## Supplied data
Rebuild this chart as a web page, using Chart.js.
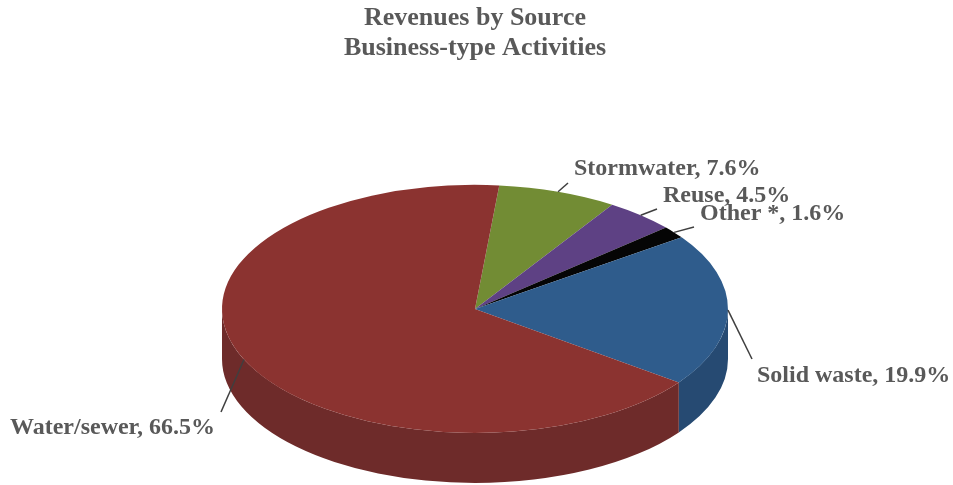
<!DOCTYPE html>
<html>
<head>
<meta charset="utf-8">
<title>Revenues by Source</title>
<script src="https://cdn.jsdelivr.net/npm/chart.js@4"></script>
<style>
    html, body { margin: 0; background: #fff; }
    canvas { display: block; }
</style>
</head>
<body>
<canvas id="revenueChart" width="953" height="485"></canvas>
<script>
const titleLines = ['Revenues by Source', 'Business-type Activities'];
const categories = ['Stormwater', 'Reuse', 'Other *', 'Solid waste', 'Water/sewer'];
const shares = [7.6, 4.5, 1.6, 19.9, 66.5];

const topColors = ['#728c34', '#5e4184', '#050505', '#2f5c8c', '#8b3330'];
const wallColors = ['#55692a', '#463162', '#000000', '#264a72', '#6e2b2a'];

// label anchor (left edge, middle of text) and where its leader line stops
const labelSpots = [
    { x: 574, y: 169, lineX: 568, lineY: 183 },
    { x: 663, y: 196, lineX: 657, lineY: 209 },
    { x: 700, y: 214, lineX: 694, lineY: 227 },
    { x: 757, y: 376, lineX: 752, lineY: 359 },
    { x: 10, y: 428, lineX: 221, lineY: 412 }
];

const pieWidth = 253;
const pieHeight = 124;
const pieDepth = 50;
const textFont = 'bold 24px "Liberation Serif"';

// the pie is drawn flat by Chart.js, this squashes it and adds the wall below
const tiltPlugin = {
    id: 'tilt',
    beforeDatasetsDraw(chart) {
        const ctx = chart.ctx;
        const arcs = chart.getDatasetMeta(0).data;
        const { x: cx, y: cy, outerRadius } = arcs[0];

        arcs.forEach((arc, i) => {
            // only the front half of the rim can be seen
            for (const shift of [-2 * Math.PI, 0, 2 * Math.PI]) {
                const from = Math.max(arc.startAngle + shift, 0);
                const to = Math.min(arc.endAngle + shift, Math.PI);
                if (to <= from) continue;
                ctx.beginPath();
                ctx.ellipse(cx, cy, pieWidth, pieHeight, 0, from, to);
                ctx.ellipse(cx, cy + pieDepth, pieWidth, pieHeight, 0, to, from, true);
                ctx.closePath();
                ctx.fillStyle = wallColors[i];
                ctx.fill();
            }
        });

        ctx.save();
        ctx.translate(cx, cy);
        ctx.scale(pieWidth / outerRadius, pieHeight / outerRadius);
        ctx.translate(-cx, -cy);
    },
    afterDatasetsDraw(chart) {
        const ctx = chart.ctx;
        ctx.restore();

        const arcs = chart.getDatasetMeta(0).data;
        ctx.font = textFont;
        ctx.textBaseline = 'middle';
        ctx.textAlign = 'left';
        arcs.forEach((arc, i) => {
            const mid = (arc.startAngle + arc.endAngle) / 2;
            const spot = labelSpots[i];
            ctx.beginPath();
            ctx.moveTo(arc.x + pieWidth * Math.cos(mid), arc.y + pieHeight * Math.sin(mid));
            ctx.lineTo(spot.lineX, spot.lineY);
            ctx.lineWidth = 1.5;
            ctx.strokeStyle = '#3f3f3f';
            ctx.stroke();

            ctx.fillStyle = '#595959';
            ctx.fillText(`${categories[i]}, ${shares[i].toFixed(1)}%`, spot.x, spot.y);
        });
    }
};

new Chart(document.getElementById('revenueChart'), {
    type: 'pie',
    data: {
        labels: categories,
        datasets: [{
            data: shares,
            backgroundColor: topColors,
            borderWidth: 0
        }]
    },
    options: {
        responsive: false,
        animation: false,
        rotation: 5.5,
        layout: { padding: { right: 3 } },
        events: [],
        plugins: {
            legend: { display: false },
            tooltip: { enabled: false },
            title: {
                display: true,
                text: titleLines,
                color: '#595959',
                font: { family: '"Liberation Serif"', size: 26, weight: 'bold', lineHeight: 1.15 },
                padding: { top: 3, bottom: 70 }
            }
        }
    },
    plugins: [tiltPlugin]
});
</script>
</body>
</html>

## What this task involves
Repeat only the lines between the start of the data and the line with "const shares = [7.6, 4.5, 1.6, 19.9, 66.5];", including those two lines, and skip the pictures.

## Task response
Rebuild this chart as a web page, using Chart.js.
<!DOCTYPE html>
<html>
<head>
<meta charset="utf-8">
<title>Revenues by Source</title>
<script src="https://cdn.jsdelivr.net/npm/chart.js@4"></script>
<style>
    html, body { margin: 0; background: #fff; }
    canvas { display: block; }
</style>
</head>
<body>
<canvas id="revenueChart" width="953" height="485"></canvas>
<script>
const titleLines = ['Revenues by Source', 'Business-type Activities'];
const categories = ['Stormwater', 'Reuse', 'Other *', 'Solid waste', 'Water/sewer'];
const shares = [7.6, 4.5, 1.6, 19.9, 66.5];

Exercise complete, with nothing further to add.